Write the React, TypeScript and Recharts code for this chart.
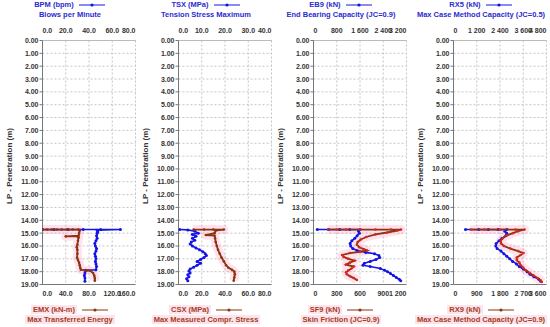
import { ScatterChart, Scatter, XAxis, YAxis, CartesianGrid } from 'recharts';

type Pt = [number, number]; // [penetration m, value]

const DEPTH_TICKS = [0, 1, 2, 3, 4, 5, 6, 7, 8, 9, 10, 11, 12, 13, 14, 15, 16, 17, 18, 19];

const BPM_TICKS = [0, 20, 40, 60, 80];
const EMX_TICKS = [0, 40, 80, 120, 160];
const TSX_TICKS = [0, 10, 20, 30, 40];
const CSX_TICKS = [0, 20, 40, 60, 80];
const EB9_TICKS = [0, 800, 1600, 2400, 3200];
const SF9_TICKS = [0, 300, 600, 900, 1200];
const RX5_TICKS = [0, 1200, 2400, 3600, 4800];
const RX9_TICKS = [0, 900, 1800, 2700, 3600];

const BPM: Pt[] = [
  [14.72, 0], [14.72, 10], [14.72, 22], [14.72, 35], [14.72, 50], [14.72, 67], [14.78, 47],
  [14.9, 47.5], [15.0, 47], [15.2, 46.5], [15.4, 47], [15.6, 46], [15.8, 45], [16.0, 45.5],
  [16.2, 46.5], [16.4, 46], [16.6, 45], [16.8, 45.5], [17.0, 46], [17.2, 45.5], [17.4, 46],
  [17.6, 46.5], [17.85, 46], [17.9, 37], [18.1, 36.5], [18.3, 36], [18.5, 36.5], [18.75, 36.5],
];
const EMX: Pt[] = [
  [14.72, 0], [14.72, 8], [14.72, 16], [14.72, 25], [14.72, 33], [14.72, 42], [14.72, 52],
  [14.72, 62], [14.8, 64], [15.0, 63], [15.2, 62], [15.25, 40], [15.25, 60], [15.35, 62],
  [15.6, 61], [15.9, 60], [16.1, 59], [16.3, 60], [16.6, 60], [16.9, 59.5], [17.1, 61],
  [17.3, 63], [17.5, 64], [17.7, 65], [17.85, 66], [17.9, 76], [17.95, 83], [18.1, 87],
  [18.3, 89], [18.5, 90], [18.7, 90],
];
const TSX: Pt[] = [
  [14.72, 0.5], [14.75, 4], [14.85, 7], [15.0, 8.5], [15.1, 6], [15.25, 7.5], [15.4, 6],
  [15.55, 7], [15.7, 5.5], [15.85, 5], [16.0, 6], [16.15, 7.5], [16.3, 9], [16.45, 10.5],
  [16.6, 11.5], [16.75, 12], [16.9, 11], [17.05, 9.5], [17.2, 8], [17.35, 9.5], [17.5, 8],
  [17.65, 6.5], [17.8, 5], [17.95, 4.5], [18.1, 5], [18.25, 4], [18.4, 4.5], [18.55, 3.5],
  [18.7, 4],
];
const CSX: Pt[] = [
  [14.72, 13], [14.72, 22], [14.72, 30], [14.72, 39], [14.8, 32], [15.0, 31], [15.15, 23.5],
  [15.2, 31], [15.4, 31.5], [15.7, 32], [16.0, 33], [16.3, 34], [16.6, 35.5], [16.9, 37],
  [17.2, 39], [17.5, 41], [17.7, 43], [17.85, 46], [18.0, 48], [18.2, 48.5], [18.45, 48],
  [18.7, 47.5],
];
const EB9: Pt[] = [
  [14.72, 130], [14.72, 520], [14.72, 900], [14.72, 1250], [14.72, 1600], [14.85, 1550],
  [15.0, 1580], [15.2, 1500], [15.4, 1420], [15.6, 1320], [15.8, 1260], [16.0, 1280],
  [16.2, 1350], [16.35, 1500], [16.5, 1800], [16.6, 2100], [16.75, 2250], [16.9, 2280],
  [17.05, 2150], [17.2, 1950], [17.35, 1750], [17.5, 1700], [17.6, 1950], [17.75, 2300],
  [17.9, 2450], [18.0, 2550], [18.15, 2650], [18.3, 2750], [18.45, 2850], [18.6, 2950],
  [18.7, 3000],
];
const SF9: Pt[] = [
  [14.72, 190], [14.72, 300], [14.72, 420], [14.72, 600], [14.72, 800], [14.72, 1000],
  [14.72, 1130], [14.8, 1080], [14.95, 950], [15.1, 800], [15.3, 680], [15.5, 610],
  [15.7, 570], [15.9, 560], [16.1, 590], [16.25, 650], [16.35, 690], [16.45, 600],
  [16.55, 470], [16.7, 370], [16.85, 390], [17.0, 450], [17.15, 530], [17.3, 470],
  [17.45, 420], [17.6, 520], [17.75, 490], [17.9, 450], [18.05, 420], [18.2, 430],
  [18.35, 470], [18.5, 520], [18.65, 560],
];
const RX5: Pt[] = [
  [14.72, 620], [14.72, 1300], [14.72, 1800], [14.72, 2300], [14.72, 2750], [14.85, 2650],
  [15.0, 2750], [15.2, 2700], [15.4, 2500], [15.6, 2350], [15.8, 2200], [16.0, 2180],
  [16.2, 2250], [16.4, 2450], [16.6, 2600], [16.8, 2750], [17.0, 2900], [17.2, 3050],
  [17.4, 3250], [17.6, 3400], [17.8, 3600], [18.0, 3800], [18.2, 3950], [18.4, 4150],
  [18.6, 4400], [18.75, 4500],
];
const RX9: Pt[] = [
  [14.72, 660], [14.72, 1200], [14.72, 1800], [14.72, 2400], [14.72, 2750], [14.85, 2500],
  [15.0, 2300], [15.2, 2050], [15.4, 1900], [15.6, 1830], [15.8, 1840], [16.0, 1950],
  [16.2, 2200], [16.4, 2500], [16.55, 2700], [16.7, 2600], [16.9, 2450], [17.1, 2450],
  [17.3, 2550], [17.5, 2600], [17.7, 2700], [17.9, 2800], [18.1, 2950], [18.3, 3100],
  [18.5, 3250], [18.7, 3380], [18.8, 3420],
];

const FONT = '"Liberation Sans", Arial, sans-serif';
const BLUE = '#1414e6';
const BROWN = '#8a3510';
const TOP_TEXT = '#2b2bcf';
const BOTTOM_TEXT = '#a53c1c';

const oneDecimal = (v: number) => v.toFixed(1);
const grouped = (v: number) => {
  const s = String(Math.round(v));
  return s.length > 3 ? `${s.slice(0, -3)} ${s.slice(-3)}` : s;
};

interface Series {
  name: string;
  desc: string;
  data: Pt[];
  ticks: number[];
  fmt: (v: number) => string;
}

interface PanelProps {
  plotLeft: number;
  top: Series;
  bottom: Series;
  bottomDot: string;
}

const PANEL_W = 137;
const PLOT_OFFSET = 40.5;

function XTick(props: any) {
  const { x, y, payload, index, fmt, side, count } = props;
  const anchor = index === 0 ? 'start' : index === count - 1 ? 'end' : 'middle';
  return (
    <text
      x={x}
      y={side === 'top' ? y : y + 7}
      textAnchor={anchor}
      fontSize={7}
      fontWeight="bold"
      fontFamily={FONT}
      fill="#333"
    >
      {fmt(payload.value)}
    </text>
  );
}

function Marker({ color }: { color: string }) {
  return (
    <svg width={28} height={8} style={{ marginLeft: 4, verticalAlign: 'middle' }}>
      <line x1={1} y1={4} x2={27} y2={4} stroke={color} strokeWidth={1} />
      <circle cx={14} cy={4} r={1.6} fill={color} />
    </svg>
  );
}

function Panel({ plotLeft, top, bottom, bottomDot }: PanelProps) {
  const left = plotLeft - PLOT_OFFSET;
  const toRows = (pts: Pt[]) => pts.map(([d, v]) => ({ d, v }));
  const dot = (color: string, r: number) => (p: any) => (
    <circle cx={p.cx} cy={p.cy} r={r} fill={color} />
  );
  const textBase: React.CSSProperties = {
    position: 'absolute',
    left: 0,
    width: PANEL_W,
    textAlign: 'center',
    fontFamily: FONT,
    fontWeight: 'bold',
    fontSize: 7.5,
    lineHeight: '10px',
    whiteSpace: 'nowrap',
  };
  return (
    <div style={{ position: 'absolute', left, top: 0, width: PANEL_W, height: 327 }}>
      <div style={{ ...textBase, top: 0, color: TOP_TEXT }}>
        {top.name}
        <Marker color={BLUE} />
      </div>
      <div style={{ ...textBase, top: 10, color: TOP_TEXT }}>{top.desc}</div>
      <div style={{ ...textBase, top: 305, color: BOTTOM_TEXT }}>
        <span style={{ background: '#fde3ec', padding: '0 2px' }}>{bottom.name}</span>
        <Marker color={BROWN} />
      </div>
      <div style={{ ...textBase, top: 315, color: BOTTOM_TEXT }}>
        <span style={{ background: '#fde3ec', padding: '0 2px' }}>{bottom.desc}</span>
      </div>
      <div
        style={{
          position: 'absolute',
          left: PLOT_OFFSET - 33,
          top: 166,
          transform: 'translate(-50%, -50%) rotate(-90deg)',
          fontFamily: FONT,
          fontWeight: 'bold',
          fontSize: 8,
          color: '#333',
          whiteSpace: 'nowrap',
        }}
      >
        LP - Penetration (m)
      </div>
      <div style={{ position: 'absolute', left: 0, top: 0 }}>
        <ScatterChart
          width={PANEL_W}
          height={327}
          margin={{ top: 26.5, right: PANEL_W - PLOT_OFFSET - 93, bottom: 28.5, left: 2 }}
        >
          <CartesianGrid xAxisId="top" stroke="#c4c4c4" strokeDasharray="2 2" />
          <XAxis
            xAxisId="top"
            orientation="top"
            type="number"
            dataKey="v"
            domain={[top.ticks[0], top.ticks[top.ticks.length - 1]]}
            ticks={top.ticks}
            interval={0}
            height={14}
            tickSize={0}
            tickMargin={8}
            axisLine={{ stroke: '#bbb' }}
            tick={<XTick fmt={top.fmt} side="top" count={top.ticks.length} />}
            allowDataOverflow
          />
          <XAxis
            xAxisId="bottom"
            orientation="bottom"
            type="number"
            dataKey="v"
            domain={[bottom.ticks[0], bottom.ticks[bottom.ticks.length - 1]]}
            ticks={bottom.ticks}
            interval={0}
            height={14}
            tickSize={0}
            tickMargin={4}
            axisLine={{ stroke: '#777' }}
            tick={<XTick fmt={bottom.fmt} side="bottom" count={bottom.ticks.length} />}
            allowDataOverflow
          />
          <YAxis
            type="number"
            dataKey="d"
            domain={[0, 19]}
            reversed
            ticks={DEPTH_TICKS}
            interval={0}
            width={38.5}
            tickSize={3}
            tickMargin={1}
            axisLine={{ stroke: '#777' }}
            tickLine={{ stroke: '#777' }}
            tick={{ fontSize: 7, fontWeight: 'bold', fontFamily: FONT, fill: '#333' }}
            tickFormatter={(v: number) => v.toFixed(2)}
          />
          <Scatter
            xAxisId="bottom"
            data={toRows(bottom.data)}
            line={{ stroke: '#ff5fa0', strokeWidth: 9, strokeOpacity: 0.18, strokeLinejoin: 'round' }}
            lineJointType="linear"
            shape={() => <g />}
            isAnimationActive={false}
          />
          <Scatter
            xAxisId="top"
            data={toRows(top.data)}
            line={{ stroke: BLUE, strokeWidth: 1.6 }}
            lineJointType="linear"
            shape={dot(BLUE, 1.5)}
            isAnimationActive={false}
          />
          <Scatter
            xAxisId="bottom"
            data={toRows(bottom.data)}
            line={{ stroke: BROWN, strokeWidth: 1.8 }}
            lineJointType="linear"
            shape={dot(bottomDot, 1.3)}
            isAnimationActive={false}
          />
        </ScatterChart>
      </div>
    </div>
  );
}

export default function App() {
  return (
    <div style={{ position: 'absolute', left: 0, top: 0, width: 550, height: 327, background: '#fff' }}>
      <Panel
        plotLeft={42}
        top={{ name: 'BPM (bpm)', desc: 'Blows per Minute', data: BPM, ticks: BPM_TICKS, fmt: oneDecimal }}
        bottom={{ name: 'EMX (kN-m)', desc: 'Max Transferred Energy', data: EMX, ticks: EMX_TICKS, fmt: oneDecimal }}
        bottomDot={BROWN}
      />
      <Panel
        plotLeft={178}
        top={{ name: 'TSX (MPa)', desc: 'Tension Stress Maximum', data: TSX, ticks: TSX_TICKS, fmt: oneDecimal }}
        bottom={{ name: 'CSX (MPa)', desc: 'Max Measured Compr. Stress', data: CSX, ticks: CSX_TICKS, fmt: oneDecimal }}
        bottomDot={BROWN}
      />
      <Panel
        plotLeft={313}
        top={{ name: 'EB9 (kN)', desc: 'End Bearing Capacity (JC=0.9)', data: EB9, ticks: EB9_TICKS, fmt: grouped }}
        bottom={{ name: 'SF9 (kN)', desc: 'Skin Friction (JC=0.9)', data: SF9, ticks: SF9_TICKS, fmt: grouped }}
        bottomDot="#d8281a"
      />
      <Panel
        plotLeft={453}
        top={{ name: 'RX5 (kN)', desc: 'Max Case Method Capacity (JC=0.5)', data: RX5, ticks: RX5_TICKS, fmt: grouped }}
        bottom={{ name: 'RX9 (kN)', desc: 'Max Case Method Capacity (JC=0.9)', data: RX9, ticks: RX9_TICKS, fmt: grouped }}
        bottomDot="#d8281a"
      />
    </div>
  );
}
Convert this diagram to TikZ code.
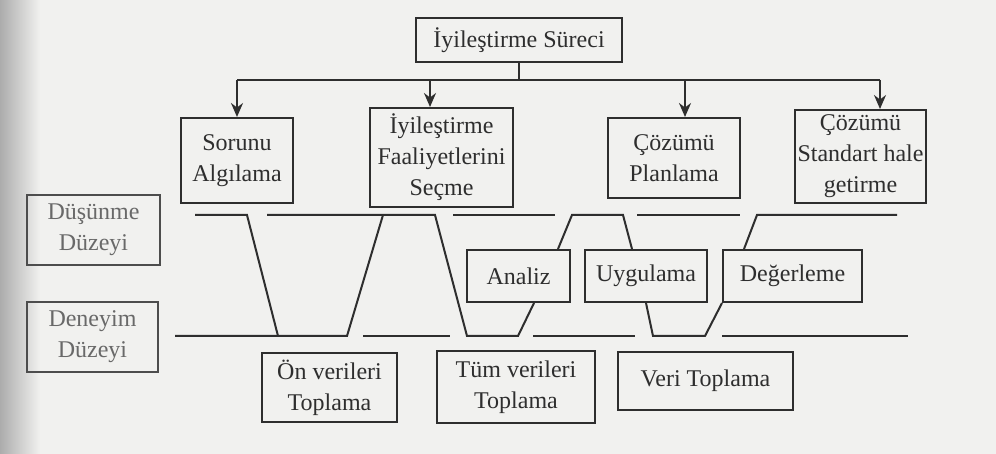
\documentclass[tikz,border=0pt]{standalone}
\usepackage{fontspec}
\setmainfont{Liberation Serif}
\usetikzlibrary{arrows.meta,calc}
\definecolor{ink}{HTML}{2E2E2E}
\definecolor{paper}{HTML}{F1F1EF}

\begin{document}
\begin{tikzpicture}[x=0.5pt, y=-0.5pt, font=\fontsize{12}{15.5}\selectfont,
        box/.style={draw=ink, line width=1pt, text=ink, align=center, inner sep=0pt},
        lvlbox/.style={box, draw=ink!85, text=ink!72},
        level/.style={draw=ink, line width=1pt},
        arr/.style={draw=ink, line width=1pt, -{Stealth[length=7pt,width=6pt]}}]
        \fill[paper] (0,0) rectangle (996,454);
        \shade[left color=gray!65, right color=paper] (0,0) rectangle (40,454);
        \useasboundingbox (0,0) rectangle (996,454);

        \node[box, minimum width=103pt, minimum height=22pt] (top) at (519,40) {İyileştirme Süreci};
        \node[box, minimum width=56pt, minimum height=42.5pt] (s1) at (237,160.5) {Sorunu\\Algılama};
        \node[box, minimum width=71.5pt, minimum height=49.5pt] (s2) at (441.5,157.5) {İyileştirme\\Faaliyetlerini\\Seçme};
        \node[box, minimum width=66pt, minimum height=40pt] (s3) at (674,158) {Çözümü\\Planlama};
        \node[box, minimum width=65.5pt, minimum height=46.5pt] (s4) at (860.5,156.5) {Çözümü\\Standart hale\\getirme};

        \node[lvlbox, minimum width=66.5pt, minimum height=35pt] (dus) at (93.5,230) {Düşünme\\Düzeyi};
        \node[lvlbox, minimum width=65.5pt, minimum height=35pt] (den) at (92.5,337) {Deneyim\\Düzeyi};

        \node[box, minimum width=51.5pt, minimum height=26pt] (analiz) at (518.5,276) {Analiz};
        \node[box, minimum width=61pt, minimum height=26pt] (uyg) at (646,276) {Uygulama};
        \node[box, minimum width=69.5pt, minimum height=26pt] (deg) at (792.5,276) {Değerleme};

        \node[box, minimum width=67.5pt, minimum height=34.5pt] (on) at (329.5,387.5) {Ön verileri\\Toplama};
        \node[box, minimum width=79pt, minimum height=36pt] (tum) at (516,387) {Tüm verileri\\Toplama};
        \node[box, minimum width=87.5pt, minimum height=29pt] (veri) at (705.5,381) {Veri Toplama};

        % dagitim hatti
        \coordinate (b1) at (237,80);
        \coordinate (b2) at (430,80);
        \coordinate (b3) at (685,80);
        \coordinate (b4) at (880,80);
        \draw[level] (top.south) -- (top.south |- b1);
        \draw[level] (b1) -- (b4);
        \draw[arr] (b1) -- (s1.north);
        \draw[arr] (b2) -- (b2 |- s2.north);
        \draw[arr] (b3) -- (b3 |- s3.north);
        \draw[arr] (b4) -- (b4 |- s4.north);

        % duzey cizgileri
        \draw[level] (195,215) -- (247,215) -- (278,336);
        \draw[level] (175,336) -- (347,336) -- (383,215);
        \draw[level] (267,215) -- (435,215) -- (467,336) -- (518,336) -- ($(analiz.south east)+(-37,0)$);
        \draw[level] (363,336) -- (450,336);
        \draw[level] (453,215) -- (555,215);
        \draw[level] ($(analiz.north east)+(-13,0)$) -- (572,215) -- (623,215) -- ($(uyg.north)+(-14,0)$);
        \draw[level] (637,215) -- (740,215);
        \draw[level] ($(deg.north west)+(22,0)$) -- (757,215) -- (897,215);
        \draw[level] (533,336) -- (635,336);
        \draw[level] (uyg.south) -- (653,336) -- (705,336) -- (deg.south west);
        \draw[level] (722,336) -- (908,336);
\end{tikzpicture}
\end{document}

......

» **Task brief**
Print exactly the lines from the line containing "Convert this diagram to TikZ code." through the line containing "minimum width=87.5pt, minimum", and omit any picture found among them.

» **Worked solution**
Convert this diagram to TikZ code.
\documentclass[tikz,border=0pt]{standalone}
\usepackage{fontspec}
\setmainfont{Liberation Serif}
\usetikzlibrary{arrows.meta,calc}
\definecolor{ink}{HTML}{2E2E2E}
\definecolor{paper}{HTML}{F1F1EF}

\begin{document}
\begin{tikzpicture}[x=0.5pt, y=-0.5pt, font=\fontsize{12}{15.5}\selectfont,
        box/.style={draw=ink, line width=1pt, text=ink, align=center, inner sep=0pt},
        lvlbox/.style={box, draw=ink!85, text=ink!72},
        level/.style={draw=ink, line width=1pt},
        arr/.style={draw=ink, line width=1pt, -{Stealth[length=7pt,width=6pt]}}]
        \fill[paper] (0,0) rectangle (996,454);
        \shade[left color=gray!65, right color=paper] (0,0) rectangle (40,454);
        \useasboundingbox (0,0) rectangle (996,454);

        \node[box, minimum width=103pt, minimum height=22pt] (top) at (519,40) {İyileştirme Süreci};
        \node[box, minimum width=56pt, minimum height=42.5pt] (s1) at (237,160.5) {Sorunu\\Algılama};
        \node[box, minimum width=71.5pt, minimum height=49.5pt] (s2) at (441.5,157.5) {İyileştirme\\Faaliyetlerini\\Seçme};
        \node[box, minimum width=66pt, minimum height=40pt] (s3) at (674,158) {Çözümü\\Planlama};
        \node[box, minimum width=65.5pt, minimum height=46.5pt] (s4) at (860.5,156.5) {Çözümü\\Standart hale\\getirme};

        \node[lvlbox, minimum width=66.5pt, minimum height=35pt] (dus) at (93.5,230) {Düşünme\\Düzeyi};
        \node[lvlbox, minimum width=65.5pt, minimum height=35pt] (den) at (92.5,337) {Deneyim\\Düzeyi};

        \node[box, minimum width=51.5pt, minimum height=26pt] (analiz) at (518.5,276) {Analiz};
        \node[box, minimum width=61pt, minimum height=26pt] (uyg) at (646,276) {Uygulama};
        \node[box, minimum width=69.5pt, minimum height=26pt] (deg) at (792.5,276) {Değerleme};

        \node[box, minimum width=67.5pt, minimum height=34.5pt] (on) at (329.5,387.5) {Ön verileri\\Toplama};
        \node[box, minimum width=79pt, minimum height=36pt] (tum) at (516,387) {Tüm verileri\\Toplama};
        \node[box, minimum width=87.5pt, minimum height=29pt] (veri) at (705.5,381) {Veri Toplama};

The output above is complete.